Jeff Andrews: First and foremost is to ensure that we have durability and reliability in our
Chevrolet R07 engine package that is running the race on a weekly basis. If we want to get to
Victory Lane, the first thing we have to do is finish the race. The next is to work very hard to
make sure our engines are running at a competitive power level to give our teams an advantage
to be their best on Sunday.

Suzi: Jeff, you look like a guy who knows how to have a good time. When you’re not at the
races, or in the shop at Hendrick, what do you do for fun?

Jeff Andrews: Spending as much time on the road as we do, we really like to get away from
Charlotte and the everyday routine with a trip to a warm beach somewhere, my favorite place
we’ve been is Antigua. Outside of that, I really enjoy working in my own garage on my 1963
Corvette, my 1969 Z28 Camaro and riding my Harley.

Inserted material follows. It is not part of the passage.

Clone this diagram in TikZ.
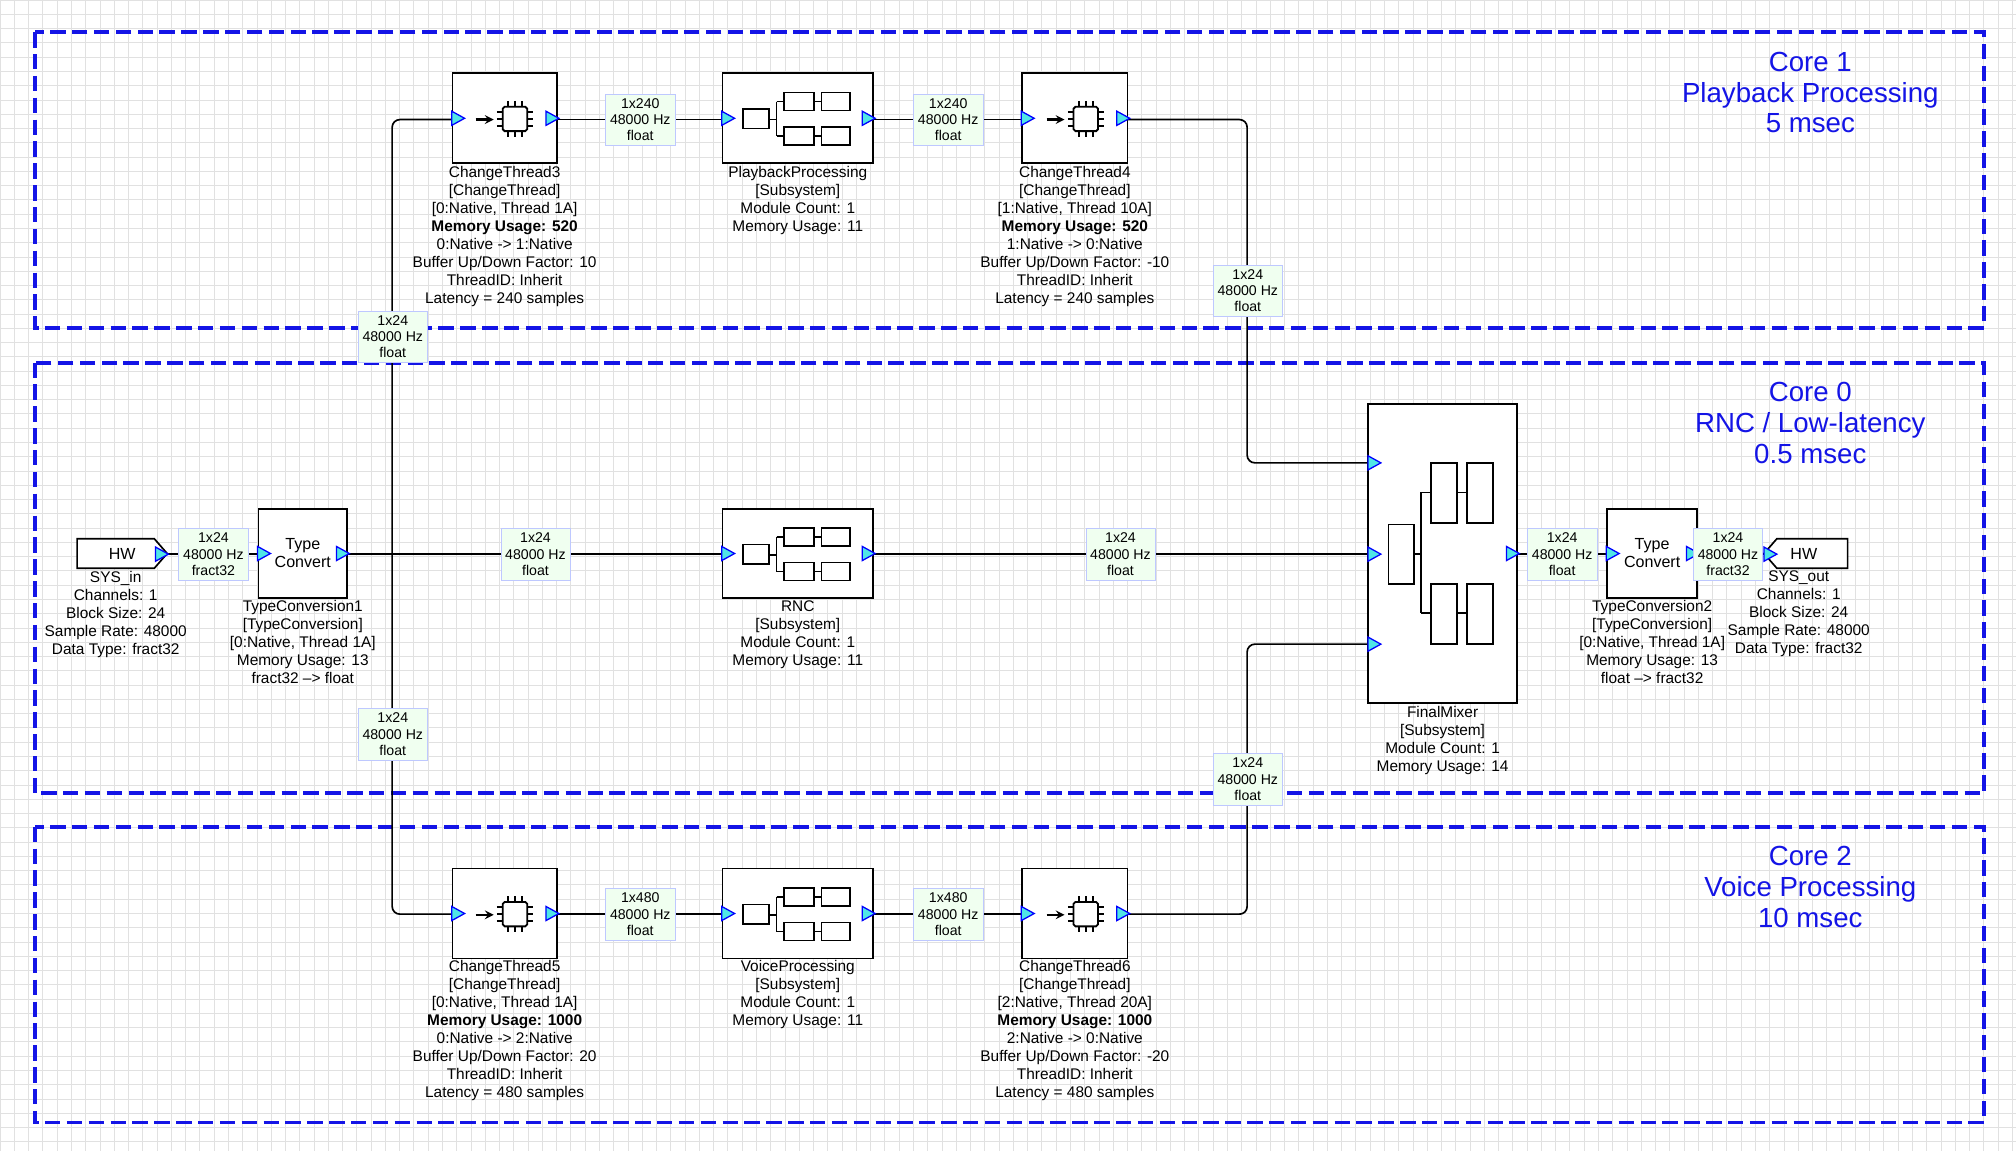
\documentclass[tikz,border=0pt]{standalone}
\usepackage{fontspec}
\setmainfont{Liberation Sans}
\begin{document}
\begin{tikzpicture}[x=1pt,y=-1pt,
  gridc/.style={draw={rgb,255:red,225;green,225;blue,225},line width=0.6pt},
  core/.style={draw={rgb,255:red,20;green,20;blue,230},line width=3pt,dash pattern=on 12pt off 5pt},
  title/.style={text={rgb,255:red,20;green,20;blue,230},font=\fontsize{21.5}{24}\selectfont,align=center},
  blk/.style={draw,line width=1.3pt,fill=white,inner sep=0pt},
  wire/.style={line width=1.3pt,rounded corners=6pt},
  lab/.style={draw={rgb,255:red,190;green,200;blue,255},fill={rgb,255:red,240;green,255;blue,240},font=\fontsize{11}{12.5}\selectfont,align=center,inner sep=1.5pt,minimum width=54pt,minimum height=40pt},
  txt/.style={font=\fontsize{12}{14}\selectfont,align=center,inner sep=0pt,anchor=north},
  port/.style={fill={rgb,255:red,80;green,230;blue,230},draw={rgb,255:red,0;green,0;blue,255},line width=1pt},
  ic/.style={line width=1.4pt}]
\useasboundingbox (0,0) rectangle (1568,895.2);
\fill[white] (0,0) rectangle (1568,895.2);
\foreach \i in {0,...,141} \draw[gridc] (\i*11.1,0) -- (\i*11.1,895.2);
\foreach \i in {0,...,80} \draw[gridc] (0,\i*11.1) -- (1568,\i*11.1);
\newcommand\iport[1]{\draw[port] (#1) ++(0,-5.5) -- ++(10,5.5) -- ++(-10,5.5) -- cycle;}
\newcommand\oport[1]{\draw[port] (#1) ++(-9,-5.5) -- ++(10,5.5) -- ++(-10,5.5) -- cycle;}
\newcommand\chipicon[1]{\begin{scope}[shift={(#1)}]
  \draw[line width=2pt,-stealth] (-22,1) -- (-8,1);
  \draw[ic,rounded corners=1.5pt] (-1,-9) rectangle (18,10);
  \foreach \t in {-5,0.5,6} {\draw[ic] (-5.5,\t) -- (-1,\t); \draw[ic] (18,\t) -- (22.5,\t);}
  \foreach \t in {3,8.5,14} {\draw[ic] (\t,-13.5) -- (\t,-9); \draw[ic] (\t,10) -- (\t,14.5);}
  \end{scope}}
\newcommand\subicon[1]{\begin{scope}[shift={(#1)}]
  \draw[ic] (-42,-7) rectangle (-22,8);
  \draw[ic] (-22,1) -- (-16,1) (-16,-13) -- (-16,14) (-16,-13) -- (-10,-13) (-16,14) -- (-10,14);
  \draw[ic] (-10,-20) rectangle (13,-6) (19,-20) rectangle (41,-6) (13,-13) -- (19,-13);
  \draw[ic] (-10,7) rectangle (13,21) (19,7) rectangle (41,21) (13,14) -- (19,14);
  \end{scope}}
% core regions
\draw[core] (27,25) rectangle (1543,255);
\draw[core] (27,282) rectangle (1543,617);
\draw[core] (27,643) rectangle (1543,873);
\node[title] (t1) at (1408,72) {Core 1\\Playback Processing\\5 msec};
\node[title] (t0) at (1408,329) {Core 0\\RNC / Low-latency\\0.5 msec};
\node[title] (t2) at (1408,690) {Core 2\\Voice Processing\\10 msec};
% coordinates
\coordinate (j) at (305,431);
\coordinate (hwinout) at (130,431);
\coordinate (hwoutin) at (1372,431);
\coordinate (fmi1) at (1064,360);
\coordinate (fmi2) at (1064,431);
\coordinate (fmi3) at (1064,501);
\coordinate (k1) at (970,93);
\coordinate (k3) at (970,711);
% wires
\draw[wire] (hwinout) -- (201,431);
\draw[wire] (270,431) -- (562,431);
\draw[wire] (j) |- (352,93);
\draw[wire] (j) |- (352,711);
\draw[wire] (433,93) -- (562,93);
\draw[wire] (679,93) -- (795,93);
\draw[wire] (877,93) -- (k1) |- (fmi1);
\draw[wire] (433,711) -- (562,711);
\draw[wire] (679,711) -- (795,711);
\draw[wire] (877,711) -- (k3) |- (fmi3);
\draw[wire] (679,431) -- (fmi2);
\draw[wire] (1180,431) -- (hwoutin);
% blocks
\node[blk,minimum width=81,minimum height=70] (ct3) at (392.5,92) {};
\node[blk,minimum width=117,minimum height=70] (pp) at (620.5,92) {};
\node[blk,minimum width=82,minimum height=70] (ct4) at (836,92) {};
\node[blk,minimum width=81,minimum height=70] (ct5) at (392.5,710.5) {};
\node[blk,minimum width=117,minimum height=70] (vp) at (620.5,710.5) {};
\node[blk,minimum width=82,minimum height=70] (ct6) at (836,710.5) {};
\node[blk,minimum width=69,minimum height=69,font=\fontsize{12.5}{14}\selectfont,align=center] (tc1) at (235.5,430.5) {Type\\Convert};
\node[blk,minimum width=117,minimum height=69] (rnc) at (620.5,430.5) {};
\node[blk,minimum width=116,minimum height=233] (fm) at (1122,430.5) {};
\node[blk,minimum width=70,minimum height=69,font=\fontsize{12.5}{14}\selectfont,align=center] (tc2) at (1285,430.5) {Type\\Convert};
\draw[line width=1.3pt,fill=white] (60,419) -- (120,419) -- (130,430.5) -- (120,442) -- (60,442) -- cycle;
\node[font=\fontsize{12.5}{14}\selectfont] (hwin) at (95,431) {HW};
\draw[line width=1.3pt,fill=white] (1437,419) -- (1382,419) -- (1372,430.5) -- (1382,442) -- (1437,442) -- cycle;
\node[font=\fontsize{12.5}{14}\selectfont] (hwout) at (1403,431) {HW};
% icons
\chipicon{392,92}\chipicon{836,92}\chipicon{392,710.5}\chipicon{836,710.5}
\subicon{620,92}\subicon{620,710.5}\subicon{620,430.5}
\begin{scope}[ic]
\draw (1080,408) rectangle (1100,454);
\draw (1100,431) -- (1105,431) (1105,383) -- (1105,477) (1105,383) -- (1113,383) (1105,477) -- (1113,477);
\draw (1113,360) rectangle (1133,407) (1141,360) rectangle (1161,407) (1133,383) -- (1141,383);
\draw (1113,454) rectangle (1133,501) (1141,454) rectangle (1161,501) (1133,477) -- (1141,477);
\end{scope}
% ports
\iport{ct3.west}\oport{ct3.east}\iport{pp.west}\oport{pp.east}\iport{ct4.west}\oport{ct4.east}
\iport{ct5.west}\oport{ct5.east}\iport{vp.west}\oport{vp.east}\iport{ct6.west}\oport{ct6.east}
\iport{tc1.west}\oport{tc1.east}\iport{rnc.west}\oport{rnc.east}
\iport{fmi1}\iport{fmi2}\iport{fmi3}\oport{fm.east}
\iport{tc2.west}\oport{tc2.east}\oport{hwinout}\iport{hwoutin}
% wire labels
\node[lab] (w1) at (498,93) {1x240\\48000 Hz\\float};
\node[lab] (w2) at (737.5,93) {1x240\\48000 Hz\\float};
\node[lab] (w3) at (970.5,226) {1x24\\48000 Hz\\float};
\node[lab] (w4) at (305.5,262) {1x24\\48000 Hz\\float};
\node[lab] (w5) at (166,431) {1x24\\48000 Hz\\fract32};
\node[lab] (w6) at (416.5,431) {1x24\\48000 Hz\\float};
\node[lab] (w7) at (871.5,431) {1x24\\48000 Hz\\float};
\node[lab] (w8) at (1215,431) {1x24\\48000 Hz\\float};
\node[lab] (w9) at (1344,431) {1x24\\48000 Hz\\fract32};
\node[lab] (w10) at (305.5,571) {1x24\\48000 Hz\\float};
\node[lab] (w11) at (970.5,606) {1x24\\48000 Hz\\float};
\node[lab] (w12) at (498,711) {1x480\\48000 Hz\\float};
\node[lab] (w13) at (737.5,711) {1x480\\48000 Hz\\float};
% block texts
\node[txt] (d3) at (392.5,129) {ChangeThread3\\{}[ChangeThread]\\{}[0:Native, Thread 1A]\\\textbf{Memory Usage: 520}\\0:Native -> 1:Native\\Buffer Up/Down Factor: 10\\ThreadID: Inherit\\Latency = 240 samples};
\node[txt] (dpp) at (620.5,129) {PlaybackProcessing\\{}[Subsystem]\\Module Count: 1\\Memory Usage: 11};
\node[txt] (d4) at (836,129) {ChangeThread4\\{}[ChangeThread]\\{}[1:Native, Thread 10A]\\\textbf{Memory Usage: 520}\\1:Native -> 0:Native\\Buffer Up/Down Factor: -10\\ThreadID: Inherit\\Latency = 240 samples};
\node[txt] (dhi) at (90,444) {SYS\_in\\Channels: 1\\Block Size: 24\\Sample Rate: 48000\\Data Type: fract32};
\node[txt] (dtc1) at (235.5,467) {TypeConversion1\\{}[TypeConversion]\\{}[0:Native, Thread 1A]\\Memory Usage: 13\\fract32 --> float};
\node[txt] (drnc) at (620.5,467) {RNC\\{}[Subsystem]\\Module Count: 1\\Memory Usage: 11};
\node[txt] (dfm) at (1122,549) {FinalMixer\\{}[Subsystem]\\Module Count: 1\\Memory Usage: 14};
\node[txt] (dtc2) at (1285,467) {TypeConversion2\\{}[TypeConversion]\\{}[0:Native, Thread 1A]\\Memory Usage: 13\\float --> fract32};
\node[txt] (dho) at (1399,444) {SYS\_out\\Channels: 1\\Block Size: 24\\Sample Rate: 48000\\Data Type: fract32};
\node[txt] (d5) at (392.5,747) {ChangeThread5\\{}[ChangeThread]\\{}[0:Native, Thread 1A]\\\textbf{Memory Usage: 1000}\\0:Native -> 2:Native\\Buffer Up/Down Factor: 20\\ThreadID: Inherit\\Latency = 480 samples};
\node[txt] (dvp) at (620.5,747) {VoiceProcessing\\{}[Subsystem]\\Module Count: 1\\Memory Usage: 11};
\node[txt] (d6) at (836,747) {ChangeThread6\\{}[ChangeThread]\\{}[2:Native, Thread 20A]\\\textbf{Memory Usage: 1000}\\2:Native -> 0:Native\\Buffer Up/Down Factor: -20\\ThreadID: Inherit\\Latency = 480 samples};
\end{tikzpicture}
\end{document}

Doc: I’m like you I love to be in the garage too Jeff. Now for final and most important question
of the interview –as a fellow engine expert, what other technical advancements do you foresee in
the future for race engines?

Jeff Andrews: We’d like to see the engine to continue to evolve at a level of technology that is
even more comparable to what’s happening today in the production car world – for example,
direct injection, which is when the fuel is directly sprayed into the combustion chamber of each
cylinder of the engine rather than into the intake track. However, we have to be very cautious as
a sport and as individuals who are responsible for the money spent in this sport that we plan our
advancements in technology carefully. NASCAR does a terrific job at this; our sport thrives
today because of the rules that are in place to help control costs. We applaud NASCAR for
taking this in small steps, allowing us to slowly ramp our technology level up. At the same time,
we need to make sure we’re a sport that keeps progressing with technology so it continues to
bring along other technical partners not only to Hendrick Motorsports but to the sport in general.